Since a strong correlation exists between sleep paralysis and other sleep problems, improving sleep hygiene is a common focus to help prevent sleep paralysis. Sleep hygiene refers to a person’s daily habits and routines that influence sleep quality. For example:
- Fixed sleep schedule (going to bed and waking up in the morning), including weekends
- The bedroom should have a comfortable mattress and pillow.
- Bedroom with limited intrusion from light or noise
- Keeping a set pre-bed routine, avoid watching TV in the bedroom
- Decrease consumption of caffeine and alcohol, especially in the evening.
- Discontinue use of electronic devices, including cell phones, for at least a half-hour before bed.
It is important to differentiate sleep paralysis from other similar disorders, including narcolepsy, familial periodic paralysis, conversion disorder, and cataplexy. It also requires differentiation from the symptomatology of PTSD as well as other mental/psychiatric illnesses. This delineation is because these other illnesses are managed by pharmacological and psychological interventions not employed to manage sleep paralysis.

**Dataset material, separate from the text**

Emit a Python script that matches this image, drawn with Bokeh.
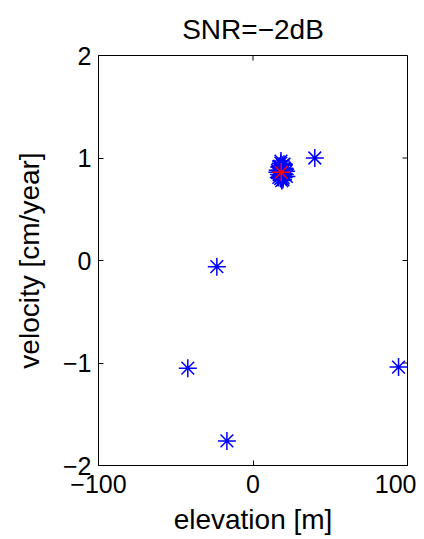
import math
from bokeh.plotting import figure
from bokeh.models import FixedTicker, Range1d
from bokeh.embed import file_html
from bokeh.resources import INLINE

# cluster of estimates near the true value
cluster_x = [18.0, 19.2, 17.1, 20.3, 16.0, 18.8, 21.4, 17.6, 19.9, 16.9, 18.3, 20.6, 17.9,
             19.5, 15.8, 21.6, 18.6, 17.3, 20.1, 19.0, 18.1, 16.7, 20.8, 17.7, 19.4]
cluster_y = [0.95, 0.93, 0.91, 0.90, 0.88, 0.89, 0.87, 0.86, 0.85, 0.84, 0.83, 0.84, 0.80,
             0.81, 0.86, 0.82, 0.78, 0.92, 0.94, 0.87, 0.97, 0.81, 0.89, 0.88, 0.79]
# outlier estimates
outlier_x = [-23.4, -42.2, -16.9, 94.2, 40.0]
outlier_y = [-0.06, -1.05, -1.76, -1.04, 1.0]
# true value
true_x = [18.3]
true_y = [0.86]

title_text = "SNR=\u22122dB"
x_ticks = [-100, 0, 100]
x_labels = ["\u2212100", "0", "100"]
y_ticks = [-2, -1, 0, 1, 2]
y_labels = ["\u22122", "\u22121", "0", "1", "2"]

FONT = "Liberation Sans"
TICK_FS = "25px"
LABEL_FS = "28px"

p = figure(frame_width=309, frame_height=410, output_backend="svg", toolbar_location=None,
           x_range=Range1d(x_ticks[0], x_ticks[-1]), y_range=Range1d(y_ticks[0], y_ticks[-1]),
           min_border_left=98, min_border_right=9, min_border_top=55, min_border_bottom=60,
           title=title_text)
p.title.align = "center"
p.title.text_font = FONT
p.title.text_font_size = LABEL_FS
p.title.text_font_style = "normal"
p.title.text_color = "black"
p.title.standoff = 22

p.grid.visible = False
p.outline_line_color = "black"
p.outline_line_width = 1
p.background_fill_color = "white"
p.border_fill_color = "white"

xa = p.xaxis[0]
xa.ticker = FixedTicker(ticks=x_ticks)
xa.major_label_overrides = dict(zip(x_ticks, x_labels))
xa.axis_label = "elevation [m]"
xa.major_label_standoff = 9
xa.axis_label_standoff = 8

ya = p.yaxis[0]
ya.ticker = FixedTicker(ticks=y_ticks)
ya.major_label_overrides = dict(zip(y_ticks, y_labels))
ya.axis_label = "velocity [cm/year]"
ya.major_label_standoff = 7
ya.axis_label_standoff = 15

for ax in [xa, ya]:
    ax.major_tick_in = 5
    ax.major_tick_out = 0
    ax.minor_tick_line_color = None
    ax.axis_line_color = "black"
    ax.major_tick_line_color = "black"
    ax.major_label_text_font = FONT
    ax.major_label_text_font_size = TICK_FS
    ax.major_label_text_color = "black"
    ax.axis_label_text_font = FONT
    ax.axis_label_text_font_size = LABEL_FS
    ax.axis_label_text_font_style = "normal"
    ax.axis_label_text_color = "black"

# box ticks on top and right edges
p.ray(x=x_ticks, y=[y_ticks[-1]] * len(x_ticks), length=5, length_units="screen",
      angle=-math.pi / 2, line_color="black", line_width=1)
p.ray(x=[x_ticks[-1]] * len(y_ticks), y=y_ticks, length=5, length_units="screen",
      angle=math.pi, line_color="black", line_width=1)

p.scatter(cluster_x, cluster_y, marker="asterisk", size=18, line_color="blue", line_width=1.5)
p.scatter(outlier_x, outlier_y, marker="asterisk", size=18, line_color="blue", line_width=1.5)
p.scatter(true_x, true_y, marker="asterisk", size=18, line_color="red", line_width=1.5)

open("out.html", "w").write(file_html(p, INLINE))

No studies have demonstrated any longterm consequences on the health of patients who experience sleep paralysis. While the underlying risk factors may contribute to health-related issues later in life, for example, anxiety poses a risk for hypertension; there is no reported independent association. The episodes of sleep paralysis reportedly come in 'waves,' and the prognosis is good if the triggers are managed effectively in most cases.
While a benign phenomenon on its own, the heightened fear levels associated with sleep paralysis may lead to anxiety disorders in some patients. It might also cause poor sleep quality, which in turn is a risk factor for sleep paralysis.
Deterrence and Patient Education
Patients require education regarding the benign nature of isolated sleep paralysis. The physician should encourage patients to manage their anxiety through medication and meditation. Another important issue that patients must understand is the hallucinations that accompany these episodes.
These hallucinations often invoke a great sense of apprehension and panic in these patients, and so patients must know their cause, their nature, and their consequences. It is only when patients fully understand the pathophysiology and limited consequences of sleep paralysis will they begin to be less fearful of it, which in turn imparts a positive effect on the prognosis.
Enhancing Healthcare Team Outcomes
Sleep paralysis can be distressing for the patient, as it causes a lot of fear and anxiety, which has shown to worsen the frequency of the episodes, and this loop continues until there is an intervention. Therefore, prompt recognition of the condition and early intervention are vital, and possible psychosocial factors merit attention if present. Sleep paralysis often coexists with other medical conditions, e.g., narcolepsy, idiopathic hypersomnia, obstructive sleep apnea, and insomnia disorder.
Most people have reported managing the episodes by techniques that disrupt the episodes, and few others focus on the prevention of the episodes themselves. Disruption of the episodes seems to mitigate some of the anxiety associated with sleep paralysis episodes; therefore, more and more patients show an inclination towards this mode of management.
Researchers have proposed some treatments for the management of sleep paralysis episodes. Pimavanserin has been a proposed therapeutic intervention in one study as the drug is a selective 5-HT receptor inverse agonist, and thus has the potential to target hallucinations caused by sleep paralysis episodes. Other treatments and management modalities include focussed meditation and muscle relaxation therapies. A combination of the latter two, in theory, has a stronger effect in aborting episodes of sleep paralysis.